-- start Given data --

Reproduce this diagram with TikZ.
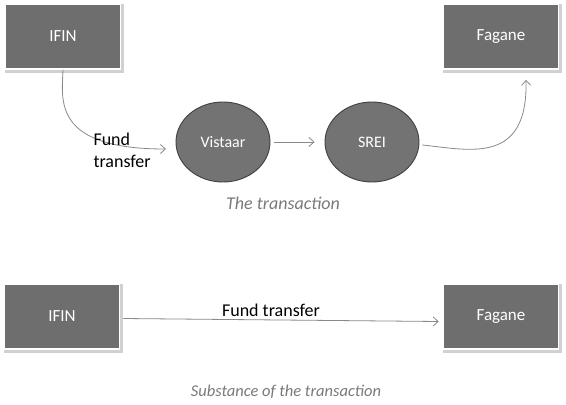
\documentclass[tikz,border=0pt]{standalone}
\usepackage{fontspec}
\setmainfont{Carlito}
\usetikzlibrary{arrows.meta,calc,shapes.geometric}
\definecolor{boxgray}{HTML}{6E6E6E}
\definecolor{ellgray}{HTML}{737373}
\definecolor{linegray}{HTML}{8A8A8A}
\definecolor{capgray}{HTML}{7A7A7A}
\tikzset{
  entity/.style={rectangle, fill=boxgray, draw=white, line width=1.5pt, minimum width=115pt, minimum height=65pt, text=white, font=\fontsize{17}{19}\selectfont},
  shadowbox/.style={fill=black!18, draw=none, minimum width=119pt, minimum height=69pt, rectangle},
  party/.style={ellipse, fill=ellgray, draw=black!75, line width=0.9pt, minimum width=94pt, minimum height=80pt, text=white, inner sep=0pt, font=\fontsize{16}{18}\selectfont},
  flow/.style={draw=linegray, line width=0.8pt, -{Straight Barb[length=5pt,width=9pt]}},
  caption/.style={text=capgray, font=\itshape\fontsize{18}{20}\selectfont},
  lbl/.style={text=black, font=\fontsize{18}{22}\selectfont}
}
\begin{document}
\begin{tikzpicture}[x=1pt,y=-1pt]
\useasboundingbox[fill=white] (0,0) rectangle (566,405);
% shadows
\node[shadowbox] at (64.5,38) {};
\node[shadowbox] at (502.5,38) {};
\node[shadowbox] at (63.5,318) {};
\node[shadowbox] at (502.5,318) {};
% top row
\node[entity] (ifin1) at (63,36.5) {IFIN};
\node[entity] (fag1) at (501,36.5) {Fagane};
\node[party] (vis) at (223,142) {Vistaar};
\node[party] (srei) at (372,142) {SREI};
\coordinate (c1) at (166,149);
\draw[flow] (ifin1.south) .. controls (62,100) and (52,149) .. (c1);
\node[lbl, align=left, anchor=west] (ft1) at (90,150) {Fund\\transfer};
\draw[flow] ($(vis.east)+(4,0)$) coordinate (va) -- ($(srei.west)+(-10,0)$) coordinate (sb);
\draw[flow] ($(srei.east)+(3,3)$) coordinate (s1) .. controls (470,150) and (528,165) .. ($(fag1.south)+(25,10)$) coordinate (f1);
\node[caption] (cap1) at (283,203) {The transaction};
% bottom row
\node[entity] (ifin2) at (62,316.5) {IFIN};
\node[entity] (fag2) at (501,316.5) {Fagane};
\draw[flow] ($(ifin2.east)+(3,2)$) coordinate (a2) -- ($(fag2.west)+(-4,5)$) coordinate (b2);
\node[lbl] (ft2) at (271,310) {Fund transfer};
\node[caption, font=\itshape\fontsize{16.5}{19}\selectfont] (cap2) at (286,392) {Substance of the transaction};
\end{tikzpicture}
\end{document}
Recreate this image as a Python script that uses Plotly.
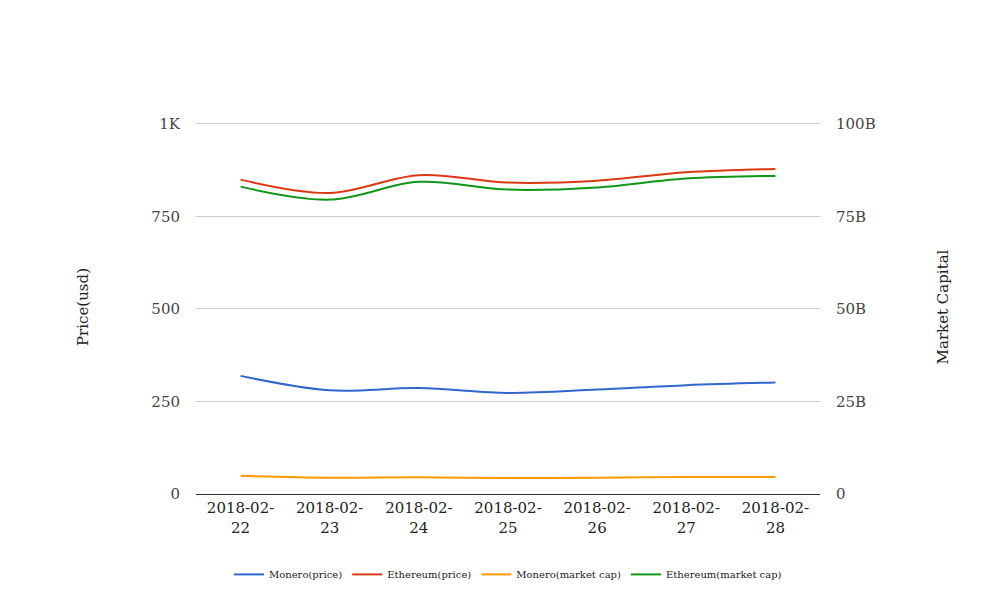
import plotly.graph_objects as go

dates = ["2018-02-22", "2018-02-23", "2018-02-24", "2018-02-25", "2018-02-26", "2018-02-27", "2018-02-28"]
monero_price = [319, 280, 286, 273, 282, 294, 301]
ethereum_price = [849, 813, 861, 841, 846, 869, 878]
monero_cap = [4.9e9, 4.4e9, 4.5e9, 4.3e9, 4.4e9, 4.6e9, 4.6e9]
ethereum_cap = [83.0e9, 79.5e9, 84.3e9, 82.2e9, 82.8e9, 85.2e9, 85.9e9]

price_ticks = [0, 250, 500, 750, 1000]
price_labels = ["0", "250", "500", "750", "1K"]
cap_ticks = [0, 25e9, 50e9, 75e9, 100e9]
cap_labels = ["0", "25B", "50B", "75B", "100B"]
x_labels = [d[:8] + "<br>" + d[8:] for d in dates]

FONT = "DejaVu Serif"
fig = go.Figure()
fig.add_trace(go.Scatter(x=dates, y=monero_price, name="Monero(price)", mode="lines",
                         line=dict(color="#3366cc", width=2, shape="spline"), yaxis="y"))
fig.add_trace(go.Scatter(x=dates, y=ethereum_price, name="Ethereum(price)", mode="lines",
                         line=dict(color="#dc3912", width=2, shape="spline"), yaxis="y"))
fig.add_trace(go.Scatter(x=dates, y=monero_cap, name="Monero(market cap)", mode="lines",
                         line=dict(color="#ff9900", width=2, shape="spline"), yaxis="y2"))
fig.add_trace(go.Scatter(x=dates, y=ethereum_cap, name="Ethereum(market cap)", mode="lines",
                         line=dict(color="#109618", width=2, shape="spline"), yaxis="y2"))

fig.update_layout(
    width=1000, height=600,
    paper_bgcolor="white", plot_bgcolor="white",
    margin=dict(l=188, r=188, t=112, b=114),
    font=dict(family=FONT, color="#444444", size=15),
    xaxis=dict(type="category", range=[-0.5, 6.5], tickvals=dates, ticktext=x_labels,
               showgrid=False, showline=True, linecolor="#333333", linewidth=1,
               ticks="", tickfont=dict(size=15, color="#222222"), automargin=False),
    yaxis=dict(range=[0, 1010], tickvals=price_ticks, ticktext=price_labels,
               showgrid=True, gridcolor="#cccccc", zeroline=False, ticks="",
               ticklabelstandoff=15, automargin=False,
               title=dict(text="Price(usd)", font=dict(size=15, color="#222222"), standoff=59)),
    yaxis2=dict(range=[0, 101e9], tickvals=cap_ticks, ticktext=cap_labels, overlaying="y",
                side="right", showgrid=False, zeroline=False, ticks="",
                ticklabelstandoff=15, automargin=False,
                title=dict(text="Market Capital", font=dict(size=15, color="#222222"), standoff=62)),
    legend=dict(orientation="h", x=0.5, xanchor="center", y=-0.215, yanchor="middle",
                font=dict(size=10, color="#222222")),
    showlegend=True,
)

fig.write_html("out.html")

-- end Given data --

• _Description of the task_: Do not include images; quote all of the entries above exactly.

• _Solution to this task_:
Reproduce this diagram with TikZ.
\documentclass[tikz,border=0pt]{standalone}
\usepackage{fontspec}
\setmainfont{Carlito}
\usetikzlibrary{arrows.meta,calc,shapes.geometric}
\definecolor{boxgray}{HTML}{6E6E6E}
\definecolor{ellgray}{HTML}{737373}
\definecolor{linegray}{HTML}{8A8A8A}
\definecolor{capgray}{HTML}{7A7A7A}
\tikzset{
  entity/.style={rectangle, fill=boxgray, draw=white, line width=1.5pt, minimum width=115pt, minimum height=65pt, text=white, font=\fontsize{17}{19}\selectfont},
  shadowbox/.style={fill=black!18, draw=none, minimum width=119pt, minimum height=69pt, rectangle},
  party/.style={ellipse, fill=ellgray, draw=black!75, line width=0.9pt, minimum width=94pt, minimum height=80pt, text=white, inner sep=0pt, font=\fontsize{16}{18}\selectfont},
  flow/.style={draw=linegray, line width=0.8pt, -{Straight Barb[length=5pt,width=9pt]}},
  caption/.style={text=capgray, font=\itshape\fontsize{18}{20}\selectfont},
  lbl/.style={text=black, font=\fontsize{18}{22}\selectfont}
}
\begin{document}
\begin{tikzpicture}[x=1pt,y=-1pt]
\useasboundingbox[fill=white] (0,0) rectangle (566,405);
% shadows
\node[shadowbox] at (64.5,38) {};
\node[shadowbox] at (502.5,38) {};
\node[shadowbox] at (63.5,318) {};
\node[shadowbox] at (502.5,318) {};
% top row
\node[entity] (ifin1) at (63,36.5) {IFIN};
\node[entity] (fag1) at (501,36.5) {Fagane};
\node[party] (vis) at (223,142) {Vistaar};
\node[party] (srei) at (372,142) {SREI};
\coordinate (c1) at (166,149);
\draw[flow] (ifin1.south) .. controls (62,100) and (52,149) .. (c1);
\node[lbl, align=left, anchor=west] (ft1) at (90,150) {Fund\\transfer};
\draw[flow] ($(vis.east)+(4,0)$) coordinate (va) -- ($(srei.west)+(-10,0)$) coordinate (sb);
\draw[flow] ($(srei.east)+(3,3)$) coordinate (s1) .. controls (470,150) and (528,165) .. ($(fag1.south)+(25,10)$) coordinate (f1);
\node[caption] (cap1) at (283,203) {The transaction};
% bottom row
\node[entity] (ifin2) at (62,316.5) {IFIN};
\node[entity] (fag2) at (501,316.5) {Fagane};
\draw[flow] ($(ifin2.east)+(3,2)$) coordinate (a2) -- ($(fag2.west)+(-4,5)$) coordinate (b2);
\node[lbl] (ft2) at (271,310) {Fund transfer};
\node[caption, font=\itshape\fontsize{16.5}{19}\selectfont] (cap2) at (286,392) {Substance of the transaction};
\end{tikzpicture}
\end{document}
Recreate this image as a Python script that uses Plotly.
import plotly.graph_objects as go

dates = ["2018-02-22", "2018-02-23", "2018-02-24", "2018-02-25", "2018-02-26", "2018-02-27", "2018-02-28"]
monero_price = [319, 280, 286, 273, 282, 294, 301]
ethereum_price = [849, 813, 861, 841, 846, 869, 878]
monero_cap = [4.9e9, 4.4e9, 4.5e9, 4.3e9, 4.4e9, 4.6e9, 4.6e9]
ethereum_cap = [83.0e9, 79.5e9, 84.3e9, 82.2e9, 82.8e9, 85.2e9, 85.9e9]

price_ticks = [0, 250, 500, 750, 1000]
price_labels = ["0", "250", "500", "750", "1K"]
cap_ticks = [0, 25e9, 50e9, 75e9, 100e9]
cap_labels = ["0", "25B", "50B", "75B", "100B"]
x_labels = [d[:8] + "<br>" + d[8:] for d in dates]

FONT = "DejaVu Serif"
fig = go.Figure()
fig.add_trace(go.Scatter(x=dates, y=monero_price, name="Monero(price)", mode="lines",
                         line=dict(color="#3366cc", width=2, shape="spline"), yaxis="y"))
fig.add_trace(go.Scatter(x=dates, y=ethereum_price, name="Ethereum(price)", mode="lines",
                         line=dict(color="#dc3912", width=2, shape="spline"), yaxis="y"))
fig.add_trace(go.Scatter(x=dates, y=monero_cap, name="Monero(market cap)", mode="lines",
                         line=dict(color="#ff9900", width=2, shape="spline"), yaxis="y2"))
fig.add_trace(go.Scatter(x=dates, y=ethereum_cap, name="Ethereum(market cap)", mode="lines",
                         line=dict(color="#109618", width=2, shape="spline"), yaxis="y2"))

fig.update_layout(
    width=1000, height=600,
    paper_bgcolor="white", plot_bgcolor="white",
    margin=dict(l=188, r=188, t=112, b=114),
    font=dict(family=FONT, color="#444444", size=15),
    xaxis=dict(type="category", range=[-0.5, 6.5], tickvals=dates, ticktext=x_labels,
               showgrid=False, showline=True, linecolor="#333333", linewidth=1,
               ticks="", tickfont=dict(size=15, color="#222222"), automargin=False),
    yaxis=dict(range=[0, 1010], tickvals=price_ticks, ticktext=price_labels,
               showgrid=True, gridcolor="#cccccc", zeroline=False, ticks="",
               ticklabelstandoff=15, automargin=False,
               title=dict(text="Price(usd)", font=dict(size=15, color="#222222"), standoff=59)),
    yaxis2=dict(range=[0, 101e9], tickvals=cap_ticks, ticktext=cap_labels, overlaying="y",
                side="right", showgrid=False, zeroline=False, ticks="",
                ticklabelstandoff=15, automargin=False,
                title=dict(text="Market Capital", font=dict(size=15, color="#222222"), standoff=62)),
    legend=dict(orientation="h", x=0.5, xanchor="center", y=-0.215, yanchor="middle",
                font=dict(size=10, color="#222222")),
    showlegend=True,
)

fig.write_html("out.html")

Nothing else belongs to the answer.